Tales of two sheriffs

     Sheriffs have been in the news.
     In Arizona, Sheriff Joe Arpaio, darling of the law and order folks for putting his inmates in pink underwear and housing them in tents in the Arizona extremes of blistering heat and freeze locker cold, played to the media by announcing he would make an announcement about an investigation into President Obama's birth certificate.
     The actual announcement was a bit of a dud. He used a discredited report, full of half-truths and outright false premises, to conclude that there was "reason to believe" that the birth certificate "might" be fraudulent. The assertions didn't hold water a year ago, but that doesn't bother a populist sheriff/politician who is savvy enough to know there will always be a hard core base of people who will never believe facts, but cling forever to what they want to believe. He had another moment in the spotlight, which was all he wanted.
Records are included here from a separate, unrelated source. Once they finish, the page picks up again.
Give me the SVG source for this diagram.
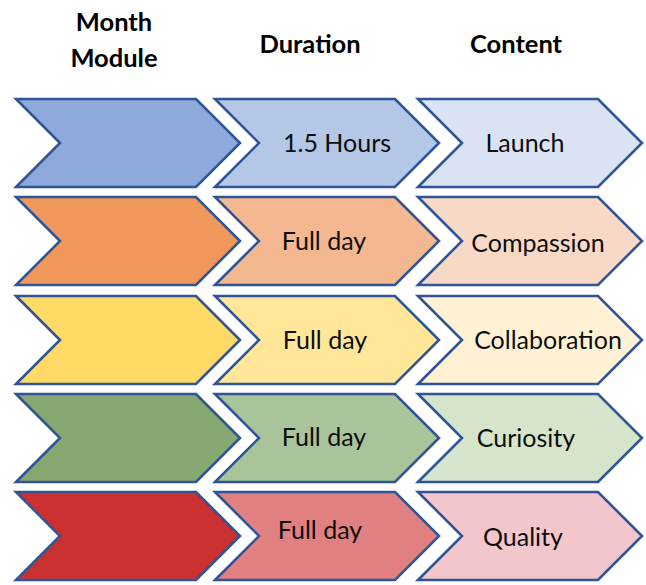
<svg xmlns="http://www.w3.org/2000/svg" width="646" height="585" viewBox="0 0 646 585">
  <style>
    .hd { font-family: Lato, "Liberation Sans", sans-serif; font-weight: bold; font-size: 25.5px; fill: #000; text-anchor: middle; }
    .lb { font-family: Lato, "Liberation Sans", sans-serif; font-size: 25px; fill: #0d0d0d; text-anchor: middle; }
    .chev { stroke: #2F5597; stroke-width: 2.6; stroke-linejoin: miter; }
  </style>
  <defs>
    <!-- chevron: 180 body + 44 point, 88 tall -->
    <polygon id="chev" points="0,0 180,0 224,44 180,88 0,88 44,44"/>
  </defs>
  <rect width="646" height="585" fill="#fff"/>

  <g id="headers">
    <text class="hd" x="114" y="31">Month</text>
    <text class="hd" x="114" y="67">Module</text>
    <text class="hd" x="310" y="53">Duration</text>
    <text class="hd" x="516" y="53">Content</text>
  </g>

  <g id="connectors"></g>

  <!-- row 1 -->
  <g id="r1-module"><use href="#chev" class="chev" x="16" y="99" fill="#8EA9DB"/></g>
  <g id="r1-duration"><use href="#chev" class="chev" x="215" y="99" fill="#B4C7E7"/><text class="lb" x="337" y="152">1.5 Hours</text></g>
  <g id="r1-content"><use href="#chev" class="chev" x="418" y="99" fill="#DAE3F3"/><text class="lb" x="525" y="152">Launch</text></g>

  <!-- row 2 -->
  <g id="r2-module"><use href="#chev" class="chev" x="16" y="197" fill="#F0975B"/></g>
  <g id="r2-duration"><use href="#chev" class="chev" x="215" y="197" fill="#F4B890"/><text class="lb" x="324" y="250">Full day</text></g>
  <g id="r2-content"><use href="#chev" class="chev" x="418" y="197" fill="#F8D9C6"/><text class="lb" x="538" y="252">Compassion</text></g>

  <!-- row 3 -->
  <g id="r3-module"><use href="#chev" class="chev" x="16" y="296" fill="#FFD966"/></g>
  <g id="r3-duration"><use href="#chev" class="chev" x="215" y="296" fill="#FFE699"/><text class="lb" x="325" y="349">Full day</text></g>
  <g id="r3-content"><use href="#chev" class="chev" x="418" y="296" fill="#FFF2D4"/><text class="lb" x="548" y="349">Collaboration</text></g>

  <!-- row 4 -->
  <g id="r4-module"><use href="#chev" class="chev" x="16" y="394" fill="#87A670"/></g>
  <g id="r4-duration"><use href="#chev" class="chev" x="215" y="394" fill="#A9C49A"/><text class="lb" x="324" y="446">Full day</text></g>
  <g id="r4-content"><use href="#chev" class="chev" x="418" y="394" fill="#D6E4CB"/><text class="lb" x="526" y="447">Curiosity</text></g>

  <!-- row 5 -->
  <g id="r5-module"><use href="#chev" class="chev" x="16" y="492" fill="#CC3131"/></g>
  <g id="r5-duration"><use href="#chev" class="chev" x="215" y="492" fill="#E08080"/><text class="lb" x="320" y="539">Full day</text></g>
  <g id="r5-content"><use href="#chev" class="chev" x="418" y="492" fill="#F2C6CB"/><text class="lb" x="523" y="546">Quality</text></g>
</svg>
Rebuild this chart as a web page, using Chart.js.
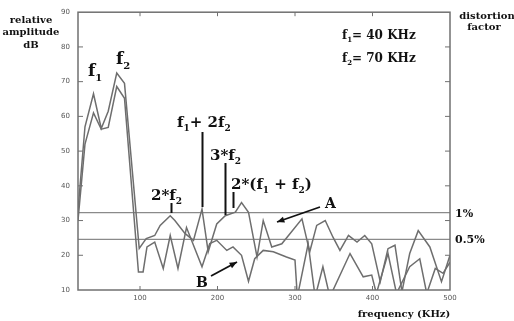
<!DOCTYPE html>
<html>
<head>
<meta charset="utf-8">
<script src="https://cdn.jsdelivr.net/npm/chart.js@4.4.1/dist/chart.umd.min.js"></script>
<style>
  html, body { margin: 0; padding: 0; background: #fff; }
  canvas { display: block; }
</style>
</head>
<body>
<canvas id="spectrumChart" width="514" height="321"></canvas>
<script>
// curve A (upper) and curve B (lower), frequency in kHz, amplitude in dB
const freqA = [20, 29, 40, 50, 59, 70, 80, 99, 108, 119, 126, 139, 145, 158, 169, 180, 188, 199, 210, 223, 231, 240, 251, 259, 270, 283, 309, 319, 328, 339, 349, 358, 369, 380, 390, 399, 410, 420, 429, 438, 448, 459, 474, 489, 500];
const ampA = [33, 57, 66.5, 56.5, 61.5, 72.5, 69.5, 22, 24.8, 25.7, 28.6, 31.4, 30, 26.3, 24.3, 33.3, 21, 29, 31.4, 32.4, 35.2, 32.4, 19.5, 30, 22.4, 23.3, 30.5, 21, 28.6, 30, 25.2, 21.4, 25.7, 23.8, 25.7, 23.3, 12.4, 21.9, 22.9, 9.5, 20.5, 27.1, 22.4, 12.4, 20];
const freqB = [20, 29, 40, 50, 59, 70, 80, 98, 104, 109, 119, 130, 139, 149, 160, 180, 190, 199, 212, 220, 231, 240, 248, 259, 272, 289, 300, 303, 317, 326, 336, 345, 371, 388, 399, 405, 420, 431, 448, 461, 470, 481, 491, 500];
const ampB = [30, 52, 61, 56.3, 56.8, 68.6, 65.2, 15.2, 15.2, 22.4, 23.8, 16.2, 25.7, 16.2, 28, 16.7, 23.4, 24.3, 21.4, 22.4, 20, 12.5, 19, 21.4, 21, 19.5, 18.6, 8, 23.3, 8, 16.7, 8, 20.5, 13.8, 14.3, 9, 20.5, 9, 16.7, 19, 9, 16.2, 14.8, 18];

const freqTicks = [100, 200, 300, 400, 500];
const ampTicks = [10, 20, 30, 40, 50, 60, 70, 80, 90];
const distortionLevels = [32.3, 24.6];      // 1% and 0.5%
const distortionLabels = ['1%', '0.5%'];
const harmonicFreqs = [140, 180, 210, 220]; // 2*f2, f1+2f2, 3*f2, 2*(f1+f2)

const SERIF = '"DejaVu Serif", "Liberation Serif", serif';
const CURVE = '#6e6e6e';

function toPoints(xs, ys) {
    return xs.map(function(x, i) { return { x: x, y: ys[i] }; });
}

// draw text where parts = [[text, isSubscript], ...]
function drawRich(ctx, parts, x, y, size) {
    let cx = x;
    parts.forEach(function(p) {
        const sub = p[1];
        const fs = sub ? Math.round(size * 0.6) : size;
        ctx.font = 'bold ' + fs + 'px ' + SERIF;
        ctx.fillText(p[0], cx, sub ? y + size * 0.28 : y);
        cx += ctx.measureText(p[0]).width;
    });
}

const decorPlugin = {
    id: 'decor',
    afterDatasetsDraw: function(chart) {
        const ctx = chart.ctx;
        const a = chart.chartArea;
        const xs = chart.scales.x;
        const ys = chart.scales.y;
        ctx.save();

        // frame
        ctx.strokeStyle = '#707070';
        ctx.lineWidth = 1.5;
        ctx.strokeRect(a.left, a.top, a.right - a.left, a.bottom - a.top);

        // inward tick marks
        ctx.lineWidth = 1;
        ampTicks.slice(1, -1).forEach(function(v) {
            const py = ys.getPixelForValue(v);
            ctx.beginPath();
            ctx.moveTo(a.left, py); ctx.lineTo(a.left + 5, py);
            ctx.moveTo(a.right, py); ctx.lineTo(a.right - 5, py);
            ctx.stroke();
        });
        freqTicks.slice(0, -1).forEach(function(v) {
            const px = xs.getPixelForValue(v);
            ctx.beginPath();
            ctx.moveTo(px, a.top); ctx.lineTo(px, a.top + 4);
            ctx.moveTo(px, a.bottom); ctx.lineTo(px, a.bottom - 4);
            ctx.stroke();
        });

        // harmonic markers
        ctx.strokeStyle = '#111';
        ctx.lineWidth = 2;
        const spans = [[203, 213], [132, 207], [163, 215], [192, 208]];
        harmonicFreqs.forEach(function(f, i) {
            const px = Math.round(xs.getPixelForValue(f)) + 0.5;
            ctx.beginPath();
            ctx.moveTo(px, spans[i][0]);
            ctx.lineTo(px, spans[i][1]);
            ctx.stroke();
        });

        // arrows to A and B
        function arrow(x1, y1, x2, y2) {
            const ang = Math.atan2(y2 - y1, x2 - x1);
            ctx.beginPath();
            ctx.moveTo(x1, y1); ctx.lineTo(x2, y2);
            ctx.stroke();
            ctx.beginPath();
            ctx.moveTo(x2, y2);
            ctx.lineTo(x2 - 8 * Math.cos(ang - 0.4), y2 - 8 * Math.sin(ang - 0.4));
            ctx.lineTo(x2 - 8 * Math.cos(ang + 0.4), y2 - 8 * Math.sin(ang + 0.4));
            ctx.closePath();
            ctx.fill();
        }
        ctx.fillStyle = '#111';
        ctx.lineWidth = 1.8;
        arrow(320, 207, 277, 222);
        arrow(211, 276, 237, 262);

        // labels
        ctx.textBaseline = 'alphabetic';
        ctx.textAlign = 'left';
        drawRich(ctx, [['f', 0], ['1', 1]], 88, 76, 17);
        drawRich(ctx, [['f', 0], ['2', 1]], 116, 64, 17);
        drawRich(ctx, [['f', 0], ['1', 1], ['+ 2f', 0], ['2', 1]], 177, 127, 15);
        drawRich(ctx, [['3*f', 0], ['2', 1]], 210, 160, 15);
        drawRich(ctx, [['2*(f', 0], ['1', 1], [' + f', 0], ['2', 1], [')', 0]], 231, 189, 15);
        drawRich(ctx, [['2*f', 0], ['2', 1]], 151, 200, 15);
        drawRich(ctx, [['f', 0], ['1', 1], ['= 40 KHz', 0]], 342, 39, 12);
        drawRich(ctx, [['f', 0], ['2', 1], ['= 70 KHz', 0]], 342, 62, 12);
        drawRich(ctx, [['A', 0]], 325, 208, 14);
        drawRich(ctx, [['B', 0]], 196, 287, 14);

        // distortion level labels
        ctx.font = 'bold 11px ' + SERIF;
        distortionLevels.forEach(function(v, i) {
            ctx.fillText(distortionLabels[i], a.right + 5, ys.getPixelForValue(v) + 4);
        });

        // axis titles
        ctx.textAlign = 'center';
        ctx.font = 'bold 10px ' + SERIF;
        ctx.fillText('relative', 31, 23);
        ctx.fillText('amplitude', 31, 35);
        ctx.fillText('dB', 31, 48);
        ctx.fillText('distortion', 487, 19);
        ctx.fillText('factor', 484, 30);
        ctx.fillText('frequency (KHz)', 404, 317);

        ctx.restore();
    }
};

document.addEventListener('DOMContentLoaded', function() {
    const ctx = document.getElementById('spectrumChart').getContext('2d');
    new Chart(ctx, {
        type: 'line',
        data: {
            datasets: [
                {
                    label: 'A',
                    data: toPoints(freqA, ampA),
                    borderColor: CURVE,
                    borderWidth: 1.5,
                    pointRadius: 0,
                    tension: 0
                },
                {
                    label: 'B',
                    data: toPoints(freqB, ampB),
                    borderColor: CURVE,
                    borderWidth: 1.5,
                    pointRadius: 0,
                    tension: 0
                },
                {
                    label: '1%',
                    data: toPoints([20, 500], [distortionLevels[0], distortionLevels[0]]),
                    borderColor: '#8a8a8a',
                    borderWidth: 1.2,
                    pointRadius: 0
                },
                {
                    label: '0.5%',
                    data: toPoints([20, 500], [distortionLevels[1], distortionLevels[1]]),
                    borderColor: '#8a8a8a',
                    borderWidth: 1.2,
                    pointRadius: 0
                }
            ]
        },
        options: {
            responsive: false,
            animation: false,
            devicePixelRatio: 1,
            layout: { padding: { left: 0, right: 64, top: 10, bottom: 0 } },
            plugins: {
                legend: { display: false },
                tooltip: { enabled: false }
            },
            scales: {
                x: {
                    type: 'linear',
                    min: 20,
                    max: 500,
                    afterBuildTicks: function(scale) {
                        scale.ticks = freqTicks.map(function(v) { return { value: v }; });
                    },
                    afterFit: function(scale) { scale.height = 31; },
                    grid: { display: false, drawTicks: false },
                    border: { display: false },
                    ticks: {
                        padding: 4,
                        color: '#555',
                        font: { size: 7, family: 'DejaVu Sans' },
                        maxRotation: 0
                    }
                },
                y: {
                    min: 10,
                    max: 90,
                    afterBuildTicks: function(scale) {
                        scale.ticks = ampTicks.map(function(v) { return { value: v }; });
                    },
                    afterFit: function(scale) { scale.width = 78; },
                    grid: { display: false, drawTicks: false },
                    border: { display: false },
                    ticks: {
                        padding: 8,
                        color: '#555',
                        font: { size: 7, family: 'DejaVu Sans' }
                    }
                }
            }
        },
        plugins: [decorPlugin]
    });
});
</script>
</body>
</html>
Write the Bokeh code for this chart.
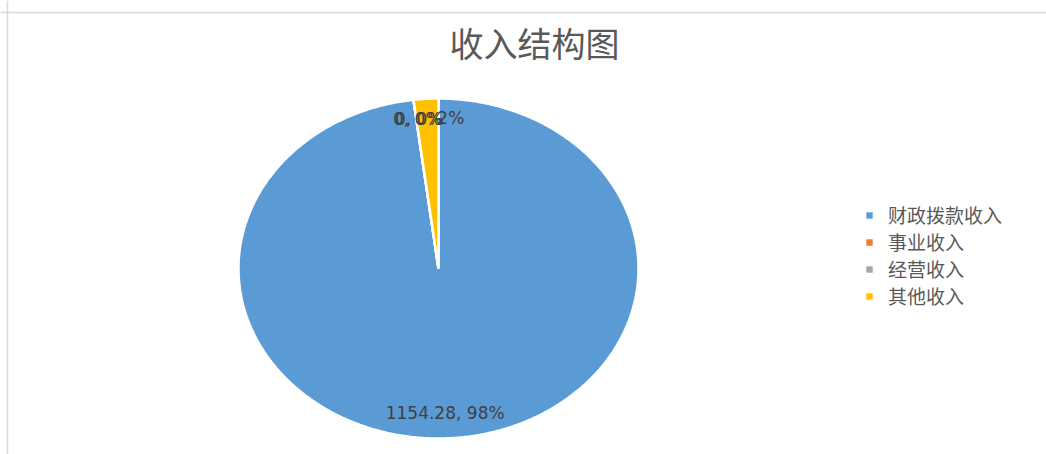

     Here at home, we read the local papers as a murder case in the local court unraveled because of allegations of misconduct by members of the county sheriff's department, including the charge by the defense that a defendant had been questioned by Sheriff's investigators even after she said she wanted an attorney.
     Charges were dismissed, the case thrown out of court. A respected major, Nick Plazio, was accused of ordering an underling to continue the questioning, and the major denied it. The state's attorney produced a memo, eventually, showing that the alleged impropriety had been called to the attention of the sheriff, but that the sheriff decided to put the memo in the safe and not disclose the allegation to the defense attorney because it was then a part of an internal departmental investigation.
     The state's attorney isn't buying it, and neither, apparently, is the judge.
     So, Who Struck John? Did the major violate the rules of interrogation, or was it an example of internal turmoil in the department?
     The major says he did not give the order. So, did it come from higher up? Is the major being thrown under the bus to save face for the sheriff? It's something that happens in quasi-military organizations; ask any person who ever served in the military. Or ask any cop, or career professional firefighter. Little guys get sacrificed for the career or political aspirations of senior officers all the time.
     We may not ever know. But the top guy bears the burden when something hits the fan, unless, of course, the top guy is a popularly elected official. The only civilian oversight is at election time, which is always, it seems, several years down the road.
     Meanwhile, the consequences of a bad actor are very real, and very now.